» Input rows:
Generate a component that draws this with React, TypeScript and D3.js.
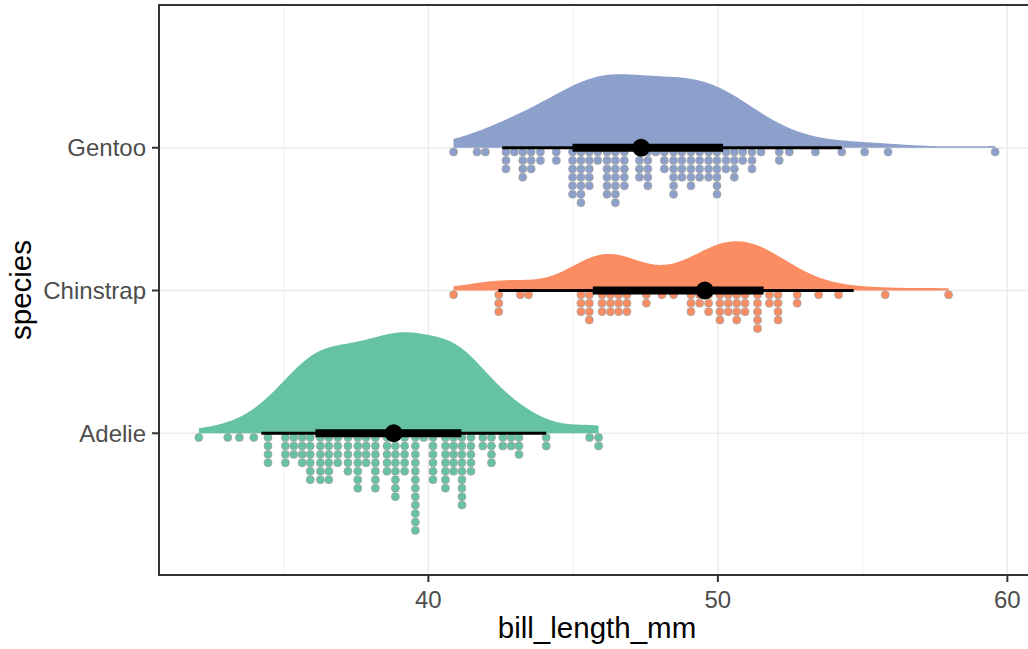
import React from "react";
import * as d3 from "d3";

// ---------- data ----------
const species = ["Adelie", "Chinstrap", "Gentoo"];
const fills = ["#66C2A5", "#FC8D62", "#8DA0CB"];

// dot columns: [bill_length_mm, number of stacked dots]
const adelieDots: [number, number][] = [
  [32.07, 1], [33.07, 1], [33.47, 1], [33.97, 1], [34.46, 4], [35.06, 4], [35.35, 3],
  [35.64, 4], [35.92, 6], [36.27, 6], [36.56, 6], [36.87, 4], [37.22, 5], [37.56, 7],
  [37.85, 4], [38.17, 7], [38.57, 5], [38.86, 8], [39.18, 5], [39.55, 12], [39.84, 1],
  [40.16, 6], [40.59, 7], [40.87, 5], [41.16, 9], [41.47, 5], [41.88, 2], [42.18, 4],
  [42.57, 2], [42.86, 2], [43.13, 3], [44.07, 2], [45.57, 1], [45.88, 2],
];
const chinstrapDots: [number, number][] = [
  [40.87, 1], [42.43, 3], [43.18, 1], [43.46, 1], [45.27, 3], [45.56, 4], [46.0, 3],
  [46.29, 3], [46.57, 3], [46.86, 3], [47.53, 2], [48.07, 1], [48.47, 1], [49.07, 3],
  [49.37, 2], [49.68, 3], [50.07, 4], [50.36, 3], [50.65, 4], [50.94, 3], [51.37, 5],
  [51.78, 2], [52.08, 4], [52.74, 2], [53.48, 1], [54.17, 1], [55.78, 1], [57.97, 1],
];
const gentooDots: [number, number][] = [
  [40.87, 1], [41.68, 1], [41.97, 1], [42.68, 3], [42.97, 1], [43.26, 4], [43.55, 3],
  [43.87, 2], [44.42, 2], [44.98, 6], [45.27, 7], [45.56, 5], [45.85, 2], [46.17, 6],
  [46.46, 7], [46.77, 5], [47.29, 4], [47.58, 5], [47.86, 1], [48.15, 3], [48.47, 6],
  [48.76, 4], [49.07, 5], [49.37, 4], [49.68, 4], [49.97, 6], [50.28, 3], [50.57, 4],
  [50.86, 2], [51.18, 3], [51.49, 1], [52.12, 2], [52.47, 1], [53.37, 1], [54.28, 1],
  [55.07, 1], [55.88, 1], [59.58, 1],
];
const dotColumns = [adelieDots, chinstrapDots, gentooDots];
// kernel bandwidth adjustment per species (relative to Silverman's rule)
const bandwidthAdjust = [1.0, 0.8, 1.25];

// point + intervals (median, 66% and 95% intervals)
const medians = [38.8, 49.55, 47.35];
const innerIntervals: [number, number][] = [[36.1, 41.14], [45.68, 51.58], [44.98, 50.18]];
const outerIntervals: [number, number][] = [[34.23, 44.07], [42.42, 54.69], [42.55, 54.28]];

const xMajorTicks = [40, 50, 60];
const xMinorTicks = [35, 45, 55];
const xTitle = "bill_length_mm";
const yTitle = "species";

// ---------- layout ----------
const W = 1028;
const H = 649;
const M = { left: 159, top: 5, right: 1035, bottom: 575 };
const FONT = "'Liberation Sans', Arial, Helvetica, sans-serif";
const SLAB_MAX = 101; // px height of tallest slab
const DOT_PITCH = 8.45;
const DOT_R = 4.0;
const TICK_FS = 24;
const TITLE_FS = 29.5;

function expand(cols: [number, number][]) {
  const out: number[] = [];
  cols.forEach(([v, n]) => {
    for (let i = 0; i < n; i++) out.push(v);
  });
  return out;
}

// gaussian kde, scaled by count (thickness = density * n)
function kde(values: number[], adjust: number, n = 256) {
  const sorted = values.slice().sort(d3.ascending);
  const sd = d3.deviation(sorted) as number;
  const iqr = (d3.quantileSorted(sorted, 0.75) as number) - (d3.quantileSorted(sorted, 0.25) as number);
  const bw = adjust * 0.9 * Math.min(sd, iqr / 1.34) * Math.pow(sorted.length, -0.2);
  const lo = sorted[0];
  const hi = sorted[sorted.length - 1];
  const pts: [number, number][] = [];
  for (let i = 0; i < n; i++) {
    const xv = lo + ((hi - lo) * i) / (n - 1);
    let s = 0;
    for (const v of sorted) {
      const z = (xv - v) / bw;
      s += Math.exp(-0.5 * z * z);
    }
    pts.push([xv, s / (bw * Math.sqrt(2 * Math.PI))]);
  }
  return pts;
}

export default function App() {
  const allValues = dotColumns.flatMap((c) => c.map((d) => d[0]));
  const lo = d3.min(allValues) as number;
  const hi = d3.max(allValues) as number;
  const pad = (hi - lo) * 0.05;
  const x = d3.scaleLinear().domain([lo - pad, hi + pad]).range([M.left, M.right]);
  const y = d3.scalePoint<string>().domain(species).range([576, M.top]).padding(1);

  const densities = dotColumns.map((c, i) => kde(expand(c), bandwidthAdjust[i]));
  const dmax = d3.max(densities.flat(), (d) => d[1]) as number;
  const h = d3.scaleLinear().domain([0, dmax]).range([0, SLAB_MAX]);

  return (
    <svg
      width={W}
      height={H}
      style={{ position: "absolute", left: 0, top: 0, background: "#fff" }}
      fontFamily={FONT}
    >
      <rect x={0} y={0} width={W} height={H} fill="#fff" />
      {/* grid */}
      {xMinorTicks.map((t) => (
        <line key={"mn" + t} x1={x(t)} x2={x(t)} y1={M.top} y2={M.bottom} stroke="#EBEBEB" strokeWidth={0.75} />
      ))}
      {xMajorTicks.map((t) => (
        <line key={"mj" + t} x1={x(t)} x2={x(t)} y1={M.top} y2={M.bottom} stroke="#EBEBEB" strokeWidth={1.4} />
      ))}
      {species.map((s) => (
        <line key={"hg" + s} x1={M.left} x2={M.right} y1={y(s)} y2={y(s)} stroke="#EBEBEB" strokeWidth={1.4} />
      ))}

      {/* slabs */}
      {species.map((s, i) => {
        const base = y(s) as number;
        const area = d3
          .area<[number, number]>()
          .x((d) => x(d[0]))
          .y0(base)
          .y1((d) => base - h(d[1]));
        return <path key={"slab" + s} d={area(densities[i]) as string} fill={fills[i]} />;
      })}

      {/* dots */}
      {species.map((s, i) => {
        const base = y(s) as number;
        return (
          <g key={"dots" + s}>
            {dotColumns[i].flatMap(([v, n], j) =>
              d3.range(n).map((k) => (
                <circle
                  key={j + "-" + k}
                  cx={x(v)}
                  cy={base + DOT_PITCH / 2 + k * DOT_PITCH}
                  r={DOT_R}
                  fill={fills[i]}
                  stroke="#A3A3A3"
                  strokeWidth={0.8}
                />
              ))
            )}
          </g>
        );
      })}

      {/* intervals */}
      {species.map((s, i) => {
        const base = y(s) as number;
        return (
          <g key={"int" + s}>
            <line x1={x(outerIntervals[i][0])} x2={x(outerIntervals[i][1])} y1={base} y2={base} stroke="#000" strokeWidth={3.2} />
            <line x1={x(innerIntervals[i][0])} x2={x(innerIntervals[i][1])} y1={base} y2={base} stroke="#000" strokeWidth={8} />
            <circle cx={x(medians[i])} cy={base} r={9} fill="#000" />
          </g>
        );
      })}

      {/* panel border */}
      <rect x={M.left} y={M.top} width={M.right - M.left} height={M.bottom - M.top} fill="none" stroke="#333333" strokeWidth={2} />

      {/* x axis */}
      {xMajorTicks.map((t) => (
        <g key={"xt" + t}>
          <line x1={x(t)} x2={x(t)} y1={M.bottom} y2={M.bottom + 7} stroke="#333333" strokeWidth={2} />
          <text x={x(t)} y={608} textAnchor="middle" fontSize={TICK_FS} fill="#4D4D4D">
            {t}
          </text>
        </g>
      ))}
      {/* y axis */}
      {species.map((s) => (
        <g key={"yt" + s}>
          <line x1={M.left - 7} x2={M.left} y1={y(s)} y2={y(s)} stroke="#333333" strokeWidth={2} />
          <text x={M.left - 13} y={(y(s) as number) + 8.5} textAnchor="end" fontSize={TICK_FS} fill="#4D4D4D">
            {s}
          </text>
        </g>
      ))}
      <text x={(M.left + M.right) / 2} y={638} textAnchor="middle" fontSize={TITLE_FS} fill="#000">
        {xTitle}
      </text>
      <text transform={`translate(31,${(M.top + M.bottom) / 2}) rotate(-90)`} textAnchor="middle" fontSize={TITLE_FS} fill="#000">
        {yTitle}
      </text>
    </svg>
  );
}
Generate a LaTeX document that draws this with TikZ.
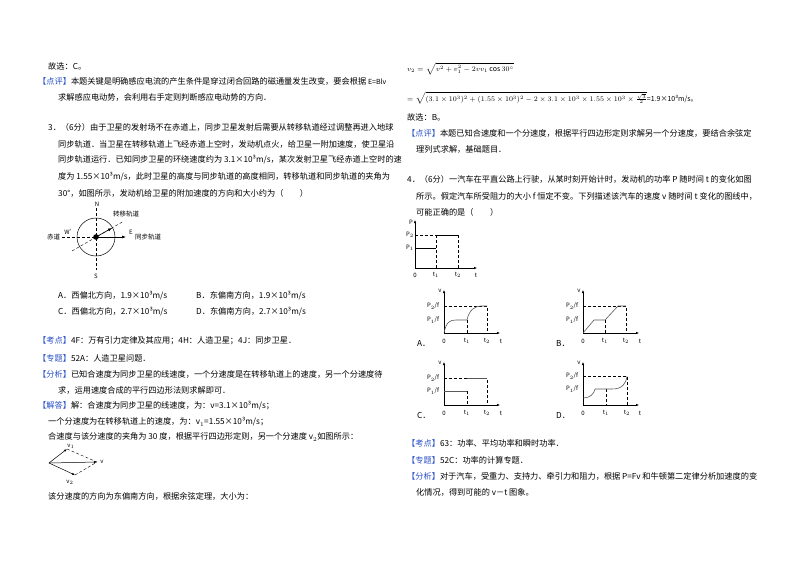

» Problem description: Keep only the lines that hold the string "this", and copy them out.

» Answer to the exercise:
Generate a component that draws this with React, TypeScript and D3.js.
Generate a LaTeX document that draws this with TikZ.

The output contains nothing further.